Lu stimulated the vagus nerve to control the pyloric sphincter in rats, the valve that controls food leaving the stomach and entering the small intestine. He then created 3D reconstructions of MRI images over time. The images showed that stimulation relaxed the pyloric sphincter, speeding up gastric emptying to potentially correct delayed emptying in the case of gastroparesis, or other kinds of gastrointestinal malfunction.
“This method provides the physiological information for understanding the impacts of any treatment so that it can be fine-tuned for a specific organ or a specific disorder,” said Zhongming Liu, assistant professor of biomedical engineering and electrical and computer engineering.
The researchers plan to push the technology to retrieve even more information about gastric physiology and conduct their own tests of different treatments on gastric disorders.

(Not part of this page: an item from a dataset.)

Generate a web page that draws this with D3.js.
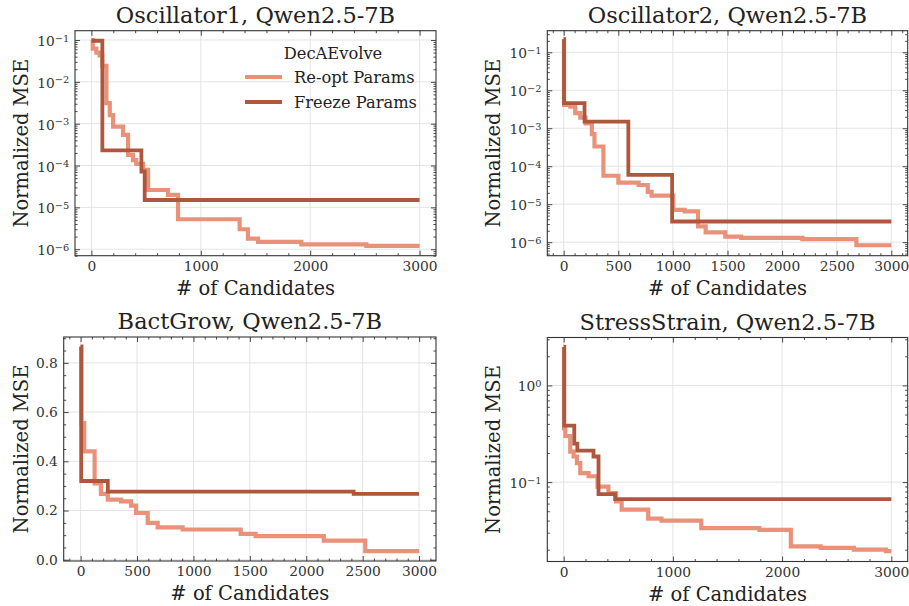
<!DOCTYPE html>
<html>
<head>
<meta charset="utf-8">
<script src="https://cdn.jsdelivr.net/npm/d3@7"></script>
<style>
  body { margin: 0; background: #fff; }
  text { font-family: "DejaVu Serif", serif; }
</style>
</head>
<body>
<svg id="chart" width="909" height="606"></svg>
<script>
// data: [# of candidates, best normalized MSE so far]
var osc1Reopt = [[0,0.1],[12,0.062],[45,0.05],[75,0.043],[100,0.024],[137,0.0031],[168,0.0016],[198,8.5e-4],[289,5.4e-4],[335,1.8e-4],[380,1.35e-4],[410,1.1e-4],[472,7.9e-5],[518,2.6e-5],[700,2.0e-5],[792,5.2e-6],[1355,3.0e-6],[1431,1.8e-6],[1523,1.5e-6],[1919,1.3e-6],[2513,1.2e-6],[3000,1.2e-6]];
var osc1Freeze = [[0,0.096],[100,2.3e-4],[457,7.2e-5],[487,1.5e-5],[3000,1.5e-5]];

var osc2Reopt = [[0,0.22],[3,4.1e-3],[61,3.7e-3],[106,2.5e-3],[152,1.9e-3],[200,1.35e-3],[258,7e-4],[282,3.3e-4],[364,5.6e-5],[501,3.7e-5],[686,3.2e-5],[770,2.1e-5],[805,1.67e-5],[1003,7.1e-6],[1108,6.5e-6],[1230,2.6e-6],[1300,1.8e-6],[1480,1.4e-6],[1625,1.3e-6],[2186,1.2e-6],[2680,8.3e-7],[3000,8.3e-7]];
var osc2Freeze = [[0,0.22],[3,4.6e-3],[191,1.5e-3],[592,5.9e-5],[993,3.5e-6],[3000,3.5e-6]];

var bactReopt = [[0,0.866],[8,0.555],[32,0.44],[124,0.31],[180,0.268],[241,0.244],[359,0.237],[447,0.22],[492,0.19],[595,0.15],[683,0.132],[904,0.123],[1419,0.105],[1551,0.096],[2155,0.078],[2523,0.035],[3000,0.035]];
var bactFreeze = [[0,0.866],[5,0.32],[241,0.277],[2420,0.268],[3000,0.268]];

var stressReopt = [[0,2.5],[3,0.36],[15,0.30],[60,0.207],[91,0.184],[121,0.157],[152,0.124],[228,0.115],[310,0.09],[410,0.077],[480,0.063],[531,0.052],[774,0.042],[896,0.040],[1260,0.0334],[1792,0.032],[2080,0.0216],[2353,0.0209],[2657,0.020],[2950,0.0193],[3000,0.0193]];
var stressFreeze = [[0,2.5],[5,0.383],[97,0.25],[125,0.212],[273,0.184],[319,0.075],[471,0.0667],[3000,0.0667]];

var xTicksBy1000 = [0,1000,2000,3000];
var xTicksBy500 = [0,500,1000,1500,2000,2500,3000];
var linTicks = [0,0.2,0.4,0.6,0.8];
var titles = ["Oscillator1, Qwen2.5-7B","Oscillator2, Qwen2.5-7B","BactGrow, Qwen2.5-7B","StressStrain, Qwen2.5-7B"];
var seriesNames = ["Re-opt Params","Freeze Params"];
var legendTitle = "DecAEvolve";

var colors = ["#EA9179","#AE573C"];
var widths = [4.2, 3.8];
var xDomain = [-150, 3150];

var svg = d3.select('#chart');

var panels = [
  {title: titles[0], series: [osc1Reopt, osc1Freeze], log: true, yDomain: [7.0e-7, 0.167],
   xMajor: xTicksBy1000, xStep: 200, box: [75, 30.7, 436, 255.7], ylabelX: 28.3, legend: true},
  {title: titles[1], series: [osc2Reopt, osc2Freeze], log: true, yDomain: [4.4e-7, 0.37],
   xMajor: xTicksBy500, xStep: 100, box: [547.3, 30.7, 907.7, 255.7], ylabelX: 500},
  {title: titles[2], series: [bactReopt, bactFreeze], log: false, yDomain: [-0.005, 0.905],
   yMajor: linTicks, yStep: 0.05, xMajor: xTicksBy500, xStep: 100, box: [63.7, 337, 436, 561], ylabelX: 28.3},
  {title: titles[3], series: [stressReopt, stressFreeze], log: true, yDomain: [0.0151, 3.13],
   xMajor: xTicksBy1000, xStep: 200, box: [547.3, 337.5, 907.7, 561.5], ylabelX: 500}
];

function logTicks(domain){
  var major = [], minor = [];
  var lo = Math.floor(Math.log10(domain[0])), hi = Math.ceil(Math.log10(domain[1]));
  for (var k = lo; k <= hi; k++){
    for (var m = 1; m < 10; m++){
      var v = m * Math.pow(10, k);
      if (v < domain[0] || v > domain[1]) continue;
      if (m == 1) major.push(v); else minor.push(v);
    }
  }
  return {major: major, minor: minor};
}

function stepTicks(domain, step, major){
  var out = [];
  var start = Math.ceil(domain[0] / step - 1e-9);
  for (var i = start; i * step <= domain[1] + 1e-9; i++){
    var v = +(i * step).toFixed(6);
    if (major.indexOf(v) < 0) out.push(v);
  }
  return out;
}

function styleAxis(sel){
  sel.attr('color', '#333').attr('font-family', null).attr('font-size', 13.8);
  sel.select('.domain').remove();
  sel.selectAll('.tick line').attr('stroke-width', 0.9);
}

function drawPanel(p, idx){
  var w = p.box[2] - p.box[0], h = p.box[3] - p.box[1];
  var g = svg.append('g').attr('transform', 'translate(' + p.box[0] + ',' + p.box[1] + ')');
  var x = d3.scaleLinear().domain(xDomain).range([0, w]);
  var y = (p.log ? d3.scaleLog() : d3.scaleLinear()).domain(p.yDomain).range([h, 0]);

  var yMajor, yMinor;
  if (p.log){
    var lt = logTicks(p.yDomain);
    yMajor = lt.major; yMinor = lt.minor;
  } else {
    yMajor = p.yMajor; yMinor = stepTicks(p.yDomain, p.yStep, p.yMajor);
  }
  var xMinor = stepTicks(xDomain, p.xStep, p.xMajor);

  // grid
  var grid = g.append('g').attr('stroke', '#e4e4e4').attr('stroke-width', 1);
  grid.selectAll('.gx').data(p.xMajor).enter().append('line')
    .attr('x1', function(d){ return x(d); }).attr('x2', function(d){ return x(d); })
    .attr('y1', 0).attr('y2', h);
  grid.selectAll('.gy').data(yMajor).enter().append('line')
    .attr('y1', function(d){ return y(d); }).attr('y2', function(d){ return y(d); })
    .attr('x1', 0).attr('x2', w);

  // lines
  var clipId = 'clip' + idx;
  g.append('clipPath').attr('id', clipId).append('rect').attr('width', w).attr('height', h);
  var line = d3.line()
    .x(function(d){ return x(d[0]); })
    .y(function(d){ return y(d[1]); })
    .curve(d3.curveStepAfter);
  g.append('g').attr('clip-path', 'url(#' + clipId + ')')
    .selectAll('path').data(p.series).enter().append('path')
    .attr('d', line)
    .attr('fill', 'none')
    .attr('stroke', function(d, i){ return colors[i]; })
    .attr('stroke-width', function(d, i){ return widths[i]; })
    .attr('stroke-linejoin', 'miter');

  // axes: major + minor, inward ticks on all four sides
  var fmtX = d3.format('d');
  var bottom = g.append('g').attr('transform', 'translate(0,' + h + ')')
    .call(d3.axisBottom(x).tickValues(p.xMajor).tickSize(-5).tickSizeOuter(0).tickPadding(5.6).tickFormat(fmtX));
  styleAxis(bottom);
  var bottomMinor = g.append('g').attr('transform', 'translate(0,' + h + ')')
    .call(d3.axisBottom(x).tickValues(xMinor).tickSize(-2.5).tickSizeOuter(0).tickFormat(''));
  styleAxis(bottomMinor);
  var top = g.append('g')
    .call(d3.axisTop(x).tickValues(p.xMajor).tickSize(-5).tickSizeOuter(0).tickFormat(''));
  styleAxis(top);
  var topMinor = g.append('g')
    .call(d3.axisTop(x).tickValues(xMinor).tickSize(-2.5).tickSizeOuter(0).tickFormat(''));
  styleAxis(topMinor);

  var left = g.append('g')
    .call(d3.axisLeft(y).tickValues(yMajor).tickSize(-5).tickSizeOuter(0).tickPadding(5.8)
      .tickFormat(p.log ? function(){ return ''; } : d3.format('.1f')));
  styleAxis(left);
  if (p.log){
    left.selectAll('.tick text').each(function(d){
      var t = d3.select(this);
      t.text('10').attr('dy', '0.4em');
      t.append('tspan').attr('dy', -4.4).attr('font-size', 9.8)
        .text(String(Math.round(Math.log10(d))).replace('-', '\u2212'));
    });
  }
  var leftMinor = g.append('g')
    .call(d3.axisLeft(y).tickValues(yMinor).tickSize(-2.5).tickSizeOuter(0).tickFormat(''));
  styleAxis(leftMinor);
  var right = g.append('g').attr('transform', 'translate(' + w + ',0)')
    .call(d3.axisRight(y).tickValues(yMajor).tickSize(-5).tickSizeOuter(0).tickFormat(''));
  styleAxis(right);
  var rightMinor = g.append('g').attr('transform', 'translate(' + w + ',0)')
    .call(d3.axisRight(y).tickValues(yMinor).tickSize(-2.5).tickSizeOuter(0).tickFormat(''));
  styleAxis(rightMinor);

  // spines
  g.append('rect').attr('width', w).attr('height', h)
    .attr('fill', 'none').attr('stroke', '#333').attr('stroke-width', 1.1);

  // texts
  g.append('text').attr('x', w / 2).attr('y', -8).attr('text-anchor', 'middle')
    .attr('font-size', 22.5).attr('fill', '#222').text(p.title);
  g.append('text').attr('x', w / 2).attr('y', h + 39).attr('text-anchor', 'middle')
    .attr('font-size', 19.5).attr('fill', '#222').text('# of Candidates');
  svg.append('text')
    .attr('transform', 'translate(' + p.ylabelX + ',' + (p.box[1] + h / 2) + ') rotate(-90)')
    .attr('text-anchor', 'middle').attr('font-size', 19.5).attr('fill', '#222')
    .text('Normalized MSE');

  if (p.legend){
    var lg = g.append('g').attr('transform', 'translate(' + (245 - p.box[0]) + ',' + (59 - p.box[1]) + ')');
    lg.append('text').attr('x', 88).attr('y', 0).attr('text-anchor', 'middle')
      .attr('font-size', 16.3).attr('fill', '#222').text(legendTitle);
    var items = lg.selectAll('.item').data(seriesNames).enter().append('g')
      .attr('transform', function(d, i){ return 'translate(0,' + (18 + i * 25) + ')'; });
    items.append('line').attr('x1', 0).attr('x2', 37).attr('y1', 0).attr('y2', 0)
      .attr('stroke', function(d, i){ return colors[i]; }).attr('stroke-width', 4);
    items.append('text').attr('x', 49).attr('y', 5.8).attr('font-size', 16.3).attr('fill', '#222')
      .text(function(d){ return d; });
  }
}

panels.forEach(drawPanel);
</script>
</body>
</html>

The work was supported in part by SPARC (grant 1OT2TR001965) and Purdue University.
Writer: Kayla Wiles, 765-494-2432, [email protected]

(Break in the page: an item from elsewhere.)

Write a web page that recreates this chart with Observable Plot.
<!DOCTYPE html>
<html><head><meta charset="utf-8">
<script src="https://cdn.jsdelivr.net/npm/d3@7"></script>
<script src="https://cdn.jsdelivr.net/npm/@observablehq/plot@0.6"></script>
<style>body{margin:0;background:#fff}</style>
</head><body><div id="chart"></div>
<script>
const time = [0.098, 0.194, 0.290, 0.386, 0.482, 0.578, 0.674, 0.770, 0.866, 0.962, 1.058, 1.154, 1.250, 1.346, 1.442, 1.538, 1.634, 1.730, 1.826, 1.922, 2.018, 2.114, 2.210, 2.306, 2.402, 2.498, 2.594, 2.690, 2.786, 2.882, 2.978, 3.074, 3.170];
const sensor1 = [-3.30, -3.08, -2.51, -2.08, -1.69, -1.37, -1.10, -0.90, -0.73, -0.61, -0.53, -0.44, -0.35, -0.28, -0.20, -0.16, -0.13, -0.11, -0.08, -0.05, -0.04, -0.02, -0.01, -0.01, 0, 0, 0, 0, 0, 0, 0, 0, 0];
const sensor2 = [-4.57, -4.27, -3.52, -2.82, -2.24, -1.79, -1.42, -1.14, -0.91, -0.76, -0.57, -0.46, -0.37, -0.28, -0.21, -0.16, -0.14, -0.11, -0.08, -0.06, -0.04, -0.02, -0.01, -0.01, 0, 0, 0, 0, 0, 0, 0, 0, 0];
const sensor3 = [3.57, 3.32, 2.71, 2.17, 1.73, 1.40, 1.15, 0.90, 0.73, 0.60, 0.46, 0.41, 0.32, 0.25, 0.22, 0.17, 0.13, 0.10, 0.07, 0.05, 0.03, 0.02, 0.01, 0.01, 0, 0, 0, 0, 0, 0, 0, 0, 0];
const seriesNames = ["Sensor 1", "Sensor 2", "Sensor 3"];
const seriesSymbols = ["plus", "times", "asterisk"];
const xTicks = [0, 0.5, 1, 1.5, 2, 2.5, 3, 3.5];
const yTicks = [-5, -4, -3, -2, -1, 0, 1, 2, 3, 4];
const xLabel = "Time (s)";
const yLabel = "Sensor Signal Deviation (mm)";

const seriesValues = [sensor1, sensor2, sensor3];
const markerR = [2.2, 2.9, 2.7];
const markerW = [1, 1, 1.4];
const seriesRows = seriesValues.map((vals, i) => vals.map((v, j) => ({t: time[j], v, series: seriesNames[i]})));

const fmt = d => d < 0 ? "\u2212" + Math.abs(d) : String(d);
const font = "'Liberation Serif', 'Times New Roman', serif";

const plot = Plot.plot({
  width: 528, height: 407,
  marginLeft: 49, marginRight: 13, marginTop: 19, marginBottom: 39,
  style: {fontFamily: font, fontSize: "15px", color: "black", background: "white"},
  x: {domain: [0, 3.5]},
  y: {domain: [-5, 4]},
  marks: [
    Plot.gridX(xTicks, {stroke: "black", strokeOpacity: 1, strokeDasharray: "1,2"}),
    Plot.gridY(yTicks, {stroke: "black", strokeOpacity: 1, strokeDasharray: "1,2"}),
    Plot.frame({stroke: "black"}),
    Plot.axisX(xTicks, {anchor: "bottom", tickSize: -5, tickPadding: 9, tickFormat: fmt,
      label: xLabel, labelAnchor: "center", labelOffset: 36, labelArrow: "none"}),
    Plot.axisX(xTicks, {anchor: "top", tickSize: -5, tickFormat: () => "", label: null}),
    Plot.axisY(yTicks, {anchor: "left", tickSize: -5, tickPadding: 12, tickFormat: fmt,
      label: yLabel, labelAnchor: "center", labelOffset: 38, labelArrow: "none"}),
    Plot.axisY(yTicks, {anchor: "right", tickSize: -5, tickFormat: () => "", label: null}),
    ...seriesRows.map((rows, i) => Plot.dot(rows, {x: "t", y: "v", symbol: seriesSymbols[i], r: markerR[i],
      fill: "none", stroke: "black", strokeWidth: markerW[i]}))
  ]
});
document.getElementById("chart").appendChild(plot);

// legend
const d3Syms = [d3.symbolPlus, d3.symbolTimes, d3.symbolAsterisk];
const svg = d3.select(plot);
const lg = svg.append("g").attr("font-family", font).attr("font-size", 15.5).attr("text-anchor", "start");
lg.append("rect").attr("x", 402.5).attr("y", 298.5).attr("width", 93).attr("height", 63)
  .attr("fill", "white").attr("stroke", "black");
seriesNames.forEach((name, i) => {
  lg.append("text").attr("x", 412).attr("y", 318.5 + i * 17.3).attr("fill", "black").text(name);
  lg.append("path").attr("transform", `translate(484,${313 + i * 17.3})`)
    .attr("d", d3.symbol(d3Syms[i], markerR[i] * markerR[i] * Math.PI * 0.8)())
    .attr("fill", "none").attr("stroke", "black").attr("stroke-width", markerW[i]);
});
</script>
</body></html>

Kun-Han “Tom” Lu, [email protected]
Zhongming Liu, 765-496-1872, [email protected]
Terry Powley, 765-494-6269, [email protected]
Note to Journalists: For a full-text copy of the paper, please contact Kayla Wiles, Purdue News Service, at [email protected]. A YouTube video is available at https://youtu.be/ewsx0g2suSE and other multimedia can be found in a Google Drive folder at http://bit.ly/2NXhbPP. The video was prepared by Erin Easterling, digital producer for the Purdue College of Engineering, 765-496-3388, [email protected].
Vagus nerve stimulation promotes gastric emptying by increasing pyloric opening measured with magnetic resonance imaging
K.‐H. Lu J. Cao S. Oleson M. P. Ward R. J. Phillips T. L. Powley, Z. Liu
Purdue University, West Lafayette, IN, USA
Vagus nerve stimulation (VNS) is an emerging electroceutical therapy for remedying gastric disorders that are poorly managed by pharmacological treatments and/or dietary changes. Such therapy seems promising as the vagovagal neurocircuitry modulates the enteric nervous system to influence gastric functions.
Here, the modulatory effects of left cervical VNS on gastric emptying in rats were quantified using a (i) feeding protocol in which the animal voluntarily consumed a postfast, gadolinium‐labeled meal and (ii) a non‐invasive imaging method to measure antral motility, pyloric activity and gastric emptying based on contrast‐enhanced magnetic resonance imaging (MRI) and computer‐assisted image processing pipelines.
Vagus nerve stimulation significantly accelerated gastric emptying (sham vs VNS: 29.1% ± 1.5% vs 40.7% ± 3.9% of meal emptied per 4 hours), caused a greater relaxation of the pyloric sphincter (sham vs VNS: 1.5 ± 0.1 vs 2.6 ± 0.4 mm2 cross‐sectional area of lumen), and increased antral contraction amplitude (sham vs VNS: 23.3% ± 3.0% vs 32.5% ± 3.0% occlusion), peristaltic velocity (sham vs VNS: 0.50 ± 0.02 vs 0.67 ± 0.03 mm s−1), but not its contraction frequency (sham vs VNS: 6.1 ± 0.2 vs 6.4 ± 0.2 contractions per minute, P = .22). The degree to which VNS relaxed the pylorus was positively correlated with gastric emptying rate (r = .5887, P < .001).
Conclusions & Inferences
The MRI protocol employed in this study is expected to enable advanced preclinical studies to understand stomach pathophysiology and its therapeutics. Results from this study suggest an electroceutical treatment approach for gastric emptying disorders using cervical VNS to control the degree of pyloric sphincter relaxation.